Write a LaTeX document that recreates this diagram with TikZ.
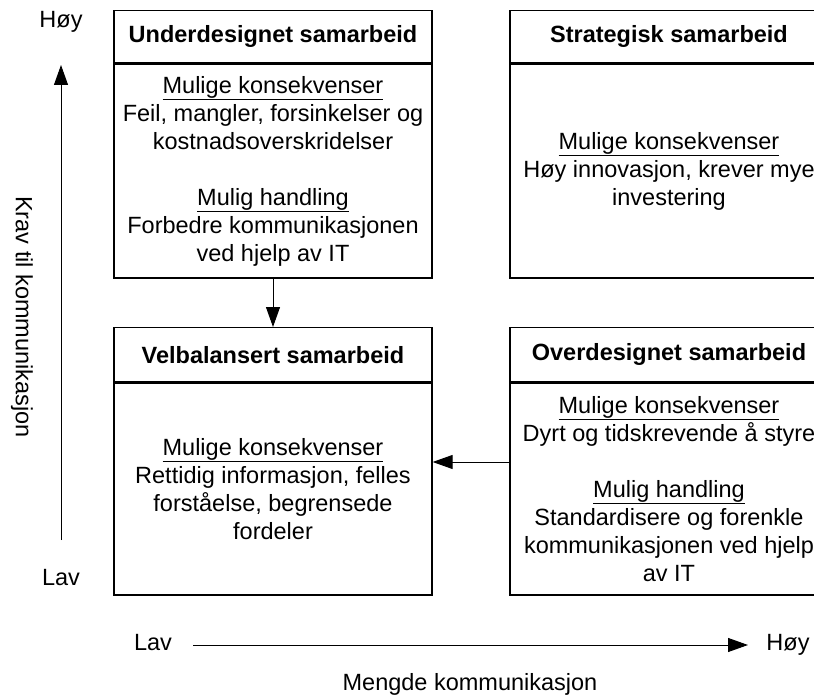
\documentclass[tikz,border=0pt]{standalone}
\usepackage{fontspec}
\setmainfont{Liberation Sans}
\usetikzlibrary{arrows.meta}
\begin{document}
\begin{tikzpicture}[x=1pt,y=-1pt,
  every node/.style={font=\fontsize{23.5}{28}\selectfont, inner sep=0pt},
  boxpart/.style={draw, line width=1.3pt, minimum width=318pt, anchor=north, align=center},
  titlebox/.style={boxpart, font=\fontsize{23.5}{28}\selectfont\bfseries},
  arr/.style={line width=1pt, -{Triangle[length=20pt,width=14pt]}},
  lbl/.style={anchor=base}]
\useasboundingbox (0,0) rectangle (814,695);
\clip (0,0) rectangle (814,695);
\fill[white] (0,0) rectangle (814,695);

% top left
\node[titlebox, minimum height=52pt] (udT) at (273,10) {Underdesignet samarbeid};
\node[boxpart, minimum height=214pt] (udB) at (udT.south)
  {\underline{Mulige konsekvenser}\\ Feil, mangler, forsinkelser og\\ kostnadsoverskridelser\\[28pt]
   \underline{Mulig handling}\\ Forbedre kommunikasjonen\\ ved hjelp av IT};

% top right
\node[titlebox, minimum height=52pt] (stT) at (669,10) {Strategisk samarbeid};
\node[boxpart, minimum height=214pt] (stB) at (stT.south)
  {\underline{Mulige konsekvenser}\\ Høy innovasjon, krever mye\\ investering};

% bottom left
\node[titlebox, minimum height=54pt] (vbT) at (273,327) {Velbalansert samarbeid};
\node[boxpart, minimum height=212pt] (vbB) at (vbT.south)
  {\underline{Mulige konsekvenser}\\ Rettidig informasjon, felles\\ forståelse, begrensede\\ fordeler};

% bottom right
\node[titlebox, minimum height=54pt] (odT) at (669,327) {Overdesignet samarbeid};
\node[boxpart, minimum height=212pt] (odB) at (odT.south)
  {\underline{Mulige konsekvenser}\\ Dyrt og tidskrevende å styre\\[28pt]
   \underline{Mulig handling}\\ Standardisere og forenkle\\ kommunikasjonen ved hjelp\\ av IT};

% connectors
\draw[arr] (udB.south) -- (vbT.north);
\coordinate (ly) at (0,462);
\draw[arr] (odB.west |- ly) -- (vbB.east |- ly);

% vertical axis
\coordinate (vaxB) at (61,540);
\coordinate (vaxT) at (61,65);
\draw[arr] (vaxB) -- (vaxT);
\node[lbl] (vhoy) at (61,28) {Høy};
\node[lbl] (vlav) at (61,585) {Lav};
\node[rotate=-90] (vtitle) at (22,317) {Krav til kommunikasjon};

% horizontal axis
\coordinate (haxL) at (193,645);
\coordinate (haxR) at (748,645);
\draw[arr] (haxL) -- (haxR);
\node[lbl] (hlav) at (153,650) {Lav};
\node[lbl] (hhoy) at (788,650) {Høy};
\node[lbl] (htitle) at (470,690) {Mengde kommunikasjon};
\end{tikzpicture}
\end{document}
• • • • • • •
Every line above should be returned exactly; the pictures stay out.

Write a LaTeX document that recreates this diagram with TikZ.
\documentclass[tikz,border=0pt]{standalone}
\usepackage{fontspec}
\setmainfont{Liberation Sans}
\usetikzlibrary{arrows.meta}
\begin{document}
\begin{tikzpicture}[x=1pt,y=-1pt,
  every node/.style={font=\fontsize{23.5}{28}\selectfont, inner sep=0pt},
  boxpart/.style={draw, line width=1.3pt, minimum width=318pt, anchor=north, align=center},
  titlebox/.style={boxpart, font=\fontsize{23.5}{28}\selectfont\bfseries},
  arr/.style={line width=1pt, -{Triangle[length=20pt,width=14pt]}},
  lbl/.style={anchor=base}]
\useasboundingbox (0,0) rectangle (814,695);
\clip (0,0) rectangle (814,695);
\fill[white] (0,0) rectangle (814,695);

% top left
\node[titlebox, minimum height=52pt] (udT) at (273,10) {Underdesignet samarbeid};
\node[boxpart, minimum height=214pt] (udB) at (udT.south)
  {\underline{Mulige konsekvenser}\\ Feil, mangler, forsinkelser og\\ kostnadsoverskridelser\\[28pt]
   \underline{Mulig handling}\\ Forbedre kommunikasjonen\\ ved hjelp av IT};

% top right
\node[titlebox, minimum height=52pt] (stT) at (669,10) {Strategisk samarbeid};
\node[boxpart, minimum height=214pt] (stB) at (stT.south)
  {\underline{Mulige konsekvenser}\\ Høy innovasjon, krever mye\\ investering};

% bottom left
\node[titlebox, minimum height=54pt] (vbT) at (273,327) {Velbalansert samarbeid};
\node[boxpart, minimum height=212pt] (vbB) at (vbT.south)
  {\underline{Mulige konsekvenser}\\ Rettidig informasjon, felles\\ forståelse, begrensede\\ fordeler};

% bottom right
\node[titlebox, minimum height=54pt] (odT) at (669,327) {Overdesignet samarbeid};
\node[boxpart, minimum height=212pt] (odB) at (odT.south)
  {\underline{Mulige konsekvenser}\\ Dyrt og tidskrevende å styre\\[28pt]
   \underline{Mulig handling}\\ Standardisere og forenkle\\ kommunikasjonen ved hjelp\\ av IT};

% connectors
\draw[arr] (udB.south) -- (vbT.north);
\coordinate (ly) at (0,462);
\draw[arr] (odB.west |- ly) -- (vbB.east |- ly);

% vertical axis
\coordinate (vaxB) at (61,540);
\coordinate (vaxT) at (61,65);
\draw[arr] (vaxB) -- (vaxT);
\node[lbl] (vhoy) at (61,28) {Høy};
\node[lbl] (vlav) at (61,585) {Lav};
\node[rotate=-90] (vtitle) at (22,317) {Krav til kommunikasjon};

% horizontal axis
\coordinate (haxL) at (193,645);
\coordinate (haxR) at (748,645);
\draw[arr] (haxL) -- (haxR);
\node[lbl] (hlav) at (153,650) {Lav};
\node[lbl] (hhoy) at (788,650) {Høy};
\node[lbl] (htitle) at (470,690) {Mengde kommunikasjon};
\end{tikzpicture}
\end{document}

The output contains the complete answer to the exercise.